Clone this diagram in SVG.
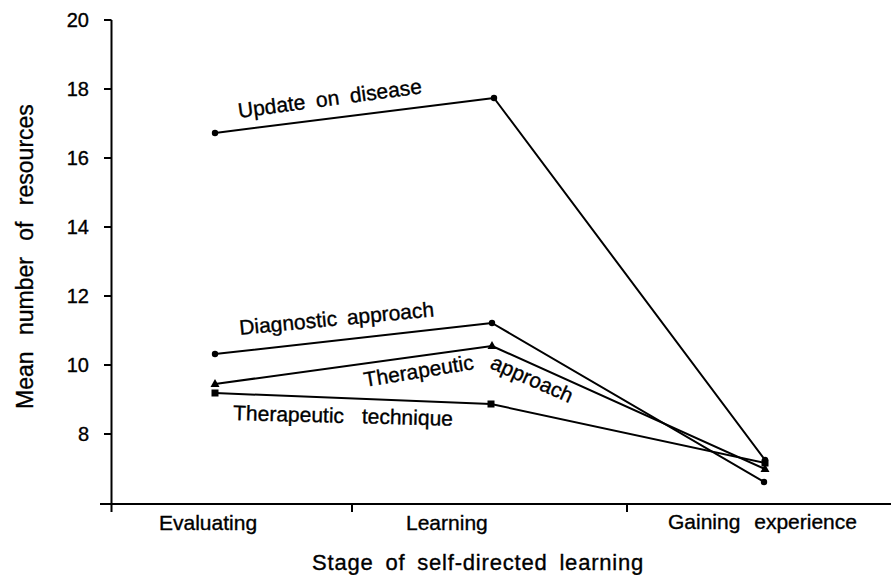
<svg xmlns="http://www.w3.org/2000/svg" width="891" height="575" viewBox="0 0 891 575">
<defs>
<style>
text{font-family:"Liberation Sans",Arial,sans-serif;fill:#000;stroke:#000;stroke-width:0.35px}
.tick{font-size:20px;text-anchor:end}
.cat{font-size:21px}
.lab{font-size:21px}
.ax{stroke:#000;stroke-width:2;fill:none}
.ser{stroke:#000;stroke-width:2;fill:none;stroke-linejoin:round}
.mk{fill:#000}
</style>
<path id="tpath" d="M365,387 L487,367 L585,410"/>
</defs>
<rect width="891" height="575" fill="#fff"/>
<g id="axes">
<path class="ax" d="M111.5,20 V512 M100,504 H891"/>
<path class="ax" d="M104,20 H111.5 M104,89 H111.5 M104,158 H111.5 M104,227 H111.5 M104,296 H111.5 M104,365 H111.5 M104,434 H111.5"/>
<path class="ax" d="M352,504 V512 M627,504 V512"/>
<text class="tick" x="89" y="27">20</text>
<text class="tick" x="89" y="96">18</text>
<text class="tick" x="89" y="165">16</text>
<text class="tick" x="89" y="234">14</text>
<text class="tick" x="89" y="303">12</text>
<text class="tick" x="89" y="372">10</text>
<text class="tick" x="89" y="441">8</text>
<text class="cat" x="159" y="530">Evaluating</text>
<text class="cat" x="406" y="530">Learning</text>
<text class="cat" x="668" y="529" style="word-spacing:8px">Gaining experience</text>
<text x="312" y="570" style="font-size:22px;letter-spacing:0.8px;word-spacing:5px">Stage of self-directed learning</text>
<text transform="translate(33,409) rotate(-90)" style="font-size:23px;word-spacing:10px">Mean number of resources</text>
</g>
<g id="connectors">
<g id="update">
<polyline class="ser" points="215,133 494,98 765,460"/>
<circle class="mk" cx="215" cy="133" r="3.2"/>
<circle class="mk" cx="494" cy="98" r="3.2"/>
<circle class="mk" cx="765" cy="460" r="3.2"/>
</g>
<g id="diagnostic">
<polyline class="ser" points="215,354 492,323 764,482"/>
<circle class="mk" cx="215" cy="354" r="3.2"/>
<circle class="mk" cx="492" cy="323" r="3.2"/>
<circle class="mk" cx="764" cy="482" r="3.2"/>
</g>
<g id="therapeutic-approach">
<polyline class="ser" points="215,384 492,346 765,469"/>
<polygon class="mk" points="215,379 219.5,387 210.5,387"/>
<polygon class="mk" points="492,341 496.5,349 487.5,349"/>
<polygon class="mk" points="765,464 769.5,472 760.5,472"/>
</g>
<g id="therapeutic-technique">
<polyline class="ser" points="215,393 491,404 765,463"/>
<rect class="mk" x="211.5" y="389.5" width="7" height="7"/>
<rect class="mk" x="487.5" y="400.5" width="7" height="7"/>
<rect class="mk" x="761.5" y="459.5" width="7" height="7"/>
</g>
</g>
<g id="labels">
<text class="lab" transform="translate(239,118) rotate(-7.7)" style="word-spacing:5px">Update on disease</text>
<text class="lab" transform="translate(240,335) rotate(-5.5)" style="word-spacing:4px">Diagnostic approach</text>
<text class="lab" style="word-spacing:9px"><textPath href="#tpath">Therapeutic approach</textPath></text>
<text class="lab" transform="translate(233,420) rotate(1.5)" style="word-spacing:12px">Therapeutic technique</text>
</g>
</svg>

☆ ☆ ☆ ☆ ☆ ☆ ☆

Directions for this task: Except for the pictures, reproduce every line exactly.

The solution:
Clone this diagram in SVG.
<svg xmlns="http://www.w3.org/2000/svg" width="891" height="575" viewBox="0 0 891 575">
<defs>
<style>
text{font-family:"Liberation Sans",Arial,sans-serif;fill:#000;stroke:#000;stroke-width:0.35px}
.tick{font-size:20px;text-anchor:end}
.cat{font-size:21px}
.lab{font-size:21px}
.ax{stroke:#000;stroke-width:2;fill:none}
.ser{stroke:#000;stroke-width:2;fill:none;stroke-linejoin:round}
.mk{fill:#000}
</style>
<path id="tpath" d="M365,387 L487,367 L585,410"/>
</defs>
<rect width="891" height="575" fill="#fff"/>
<g id="axes">
<path class="ax" d="M111.5,20 V512 M100,504 H891"/>
<path class="ax" d="M104,20 H111.5 M104,89 H111.5 M104,158 H111.5 M104,227 H111.5 M104,296 H111.5 M104,365 H111.5 M104,434 H111.5"/>
<path class="ax" d="M352,504 V512 M627,504 V512"/>
<text class="tick" x="89" y="27">20</text>
<text class="tick" x="89" y="96">18</text>
<text class="tick" x="89" y="165">16</text>
<text class="tick" x="89" y="234">14</text>
<text class="tick" x="89" y="303">12</text>
<text class="tick" x="89" y="372">10</text>
<text class="tick" x="89" y="441">8</text>
<text class="cat" x="159" y="530">Evaluating</text>
<text class="cat" x="406" y="530">Learning</text>
<text class="cat" x="668" y="529" style="word-spacing:8px">Gaining experience</text>
<text x="312" y="570" style="font-size:22px;letter-spacing:0.8px;word-spacing:5px">Stage of self-directed learning</text>
<text transform="translate(33,409) rotate(-90)" style="font-size:23px;word-spacing:10px">Mean number of resources</text>
</g>
<g id="connectors">
<g id="update">
<polyline class="ser" points="215,133 494,98 765,460"/>
<circle class="mk" cx="215" cy="133" r="3.2"/>
<circle class="mk" cx="494" cy="98" r="3.2"/>
<circle class="mk" cx="765" cy="460" r="3.2"/>
</g>
<g id="diagnostic">
<polyline class="ser" points="215,354 492,323 764,482"/>
<circle class="mk" cx="215" cy="354" r="3.2"/>
<circle class="mk" cx="492" cy="323" r="3.2"/>
<circle class="mk" cx="764" cy="482" r="3.2"/>
</g>
<g id="therapeutic-approach">
<polyline class="ser" points="215,384 492,346 765,469"/>
<polygon class="mk" points="215,379 219.5,387 210.5,387"/>
<polygon class="mk" points="492,341 496.5,349 487.5,349"/>
<polygon class="mk" points="765,464 769.5,472 760.5,472"/>
</g>
<g id="therapeutic-technique">
<polyline class="ser" points="215,393 491,404 765,463"/>
<rect class="mk" x="211.5" y="389.5" width="7" height="7"/>
<rect class="mk" x="487.5" y="400.5" width="7" height="7"/>
<rect class="mk" x="761.5" y="459.5" width="7" height="7"/>
</g>
</g>
<g id="labels">
<text class="lab" transform="translate(239,118) rotate(-7.7)" style="word-spacing:5px">Update on disease</text>
<text class="lab" transform="translate(240,335) rotate(-5.5)" style="word-spacing:4px">Diagnostic approach</text>
<text class="lab" style="word-spacing:9px"><textPath href="#tpath">Therapeutic approach</textPath></text>
<text class="lab" transform="translate(233,420) rotate(1.5)" style="word-spacing:12px">Therapeutic technique</text>
</g>
</svg>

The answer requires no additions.